Automotive AC Primer: The Basics

Because the SomethingAwful forums are ready to explode, I’m going to move one of my threads over here. At least the first posts.

We’re back for 2014 2015 2016 2017 2018 2019 2020, sweaty goons.

AC repair is something that shouldn’t be attempted unless you are willing to learn how to do it properly. Incorrect repairs and maintenance very often end up costing far more to repair later than you’ve saved by attempting to bodge it up yourself. No matter what the “recharge kits” you find at the parts store say on them, no…..it’s not that easy. If you are lucky it just might work, but it’s still the wrong way to go and presents unneeded risks ranging from simply wasting money to bodily injury.

Still with me? OK, then this is the thread for you. Because we’re gonna do this the right way with fairly inexpensive tools you can buy or borrow from a parts store, rather than with a $7500+ machine like they do at an actual shop.

I’m going to break this down into a few posts to cover various topics/scenarios. It’s all going to be really general, so don’t sperg at me about your exceptions.

For now, let’s start by covering some basic terminology:

Refrigerant – This is what’s in your AC system that makes it cold. No, it’s not Freon (probably). Just call it refrigerant unless you know what it specifically is.

R-12: This is a great refrigerant but was phased out of new vehicle production in the ’90s because it’s not so good for the atmosphere. It is still available as new old stock or recycled, but it is illegal to produce any new R-12. You need an EPA 609 certification to service an R-12 system or buy quantities of less than 30 lbs. Fortunately, it’s an open book online test that only costs $30 or so. http://epatest.com/

Freon – The DuPont registered trade name for R-12

R134a – This is probably what you have in your car. Only recently have some other alternatives come to market in a vehicle from the factory.

Condenser – This is the radiator-looking thing that’s likely to be in front of your engine’s radiator.

Evaporator – This also looks like a small radiator and is nearly always buried somewhere completely goddamn inaccessible. It has to be in the stream of air going through your cabin comfort air system, so it usually ends up in a box under the dash along with the heater core. If you’re lucky it might be accessible under the hood.

Compressor – One of those things your serpentine belt turns in front of your motor. Most have a magnetic clutch so that when it’s not on the pulley around the outside can still spin but the compressor itself doesn’t move. Newer models have internal mechanisms to vary their displacement for greater efficiency.
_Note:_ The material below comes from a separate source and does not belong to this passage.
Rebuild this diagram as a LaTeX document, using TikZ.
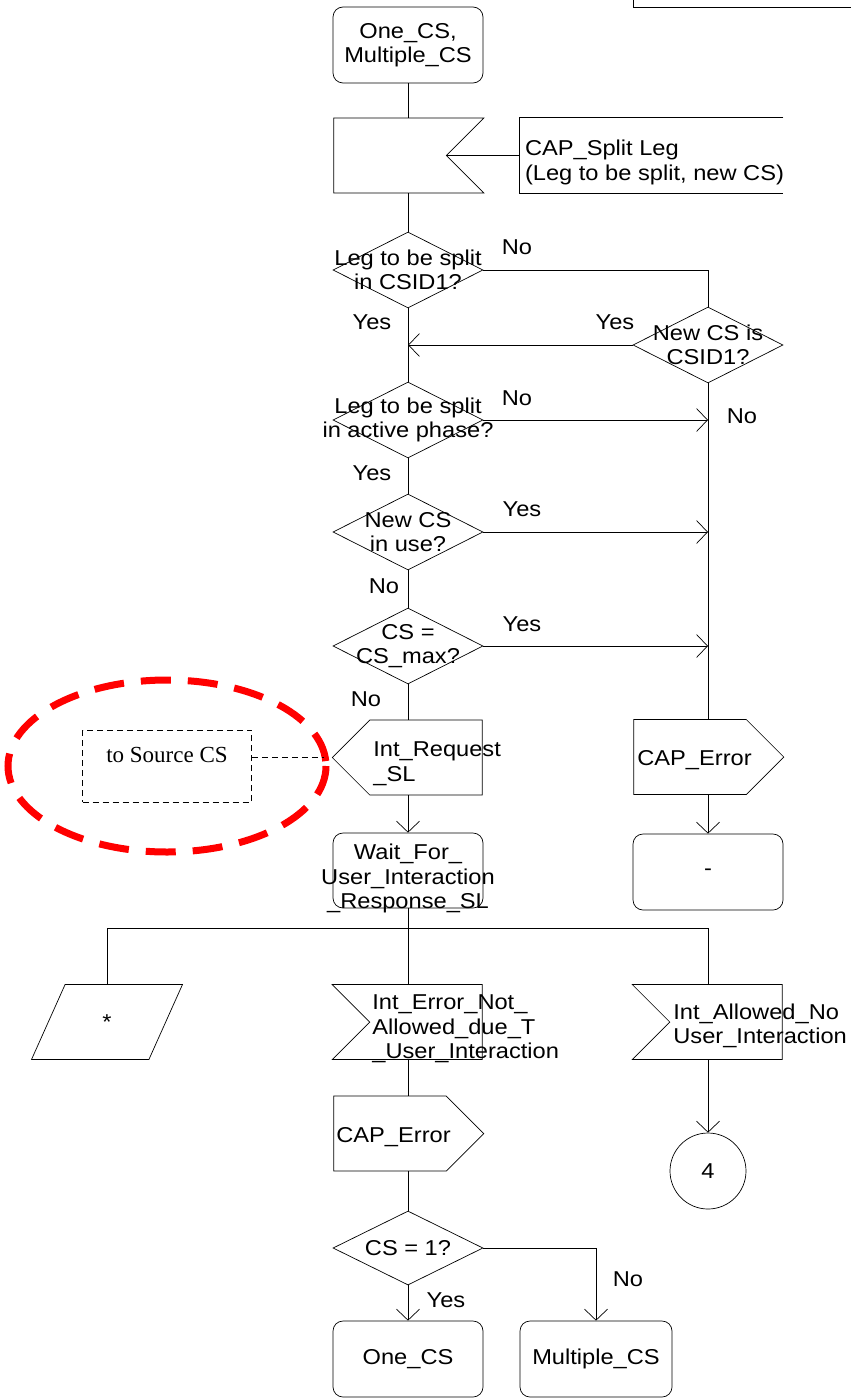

Dryer (receiver/dryer) or accumulator – These are different things for different types of systems, but the important part is that you’ll be replacing them any time you’ve opened the system to the atmosphere. They have a one-shot-use desiccant pack in them to get any remaining water out of the system after it’s been opened. Water turns refrigerant acidic which will eat the system from the inside out.

Expansion valve or TXV – This is a venturi and/or nozzle that liquid refrigerant flows through to be atomized on it’s way into the evaporator. This is where the physics come in. If you rapidly decompress pretty much anything it will get cold. Find something that is particularly good at getting cold when it changes phases like that and we call it a refrigerant. This works with all kinds of stuff including ammonia and propane. In fact, both of those are still in service today as refrigerants.

Capillary tube – Like a TXV but for a different type of system. The type that would have an accumulator. These systems are cheap and shitty and what you are likely to find in your car unless you spent some bucks on it.

Most importantly: THIS SHIT CAN BE DANGEROUS

DO NOT start poking around or unbolting things unless you are positive you understand what you are doing. Refrigerant is under pressures up to 400 PSI in vehicle applications and can be even higher during specific types of failures. Venting this refrigerant into your face or hands WILL BURN YOU. As in, instant frost bite, flesh turning black in hours kinda shit. Don’t be stupid. Know what you are doing, wear safety glasses, long sleeves, and gloves among other appropriate protective equipment.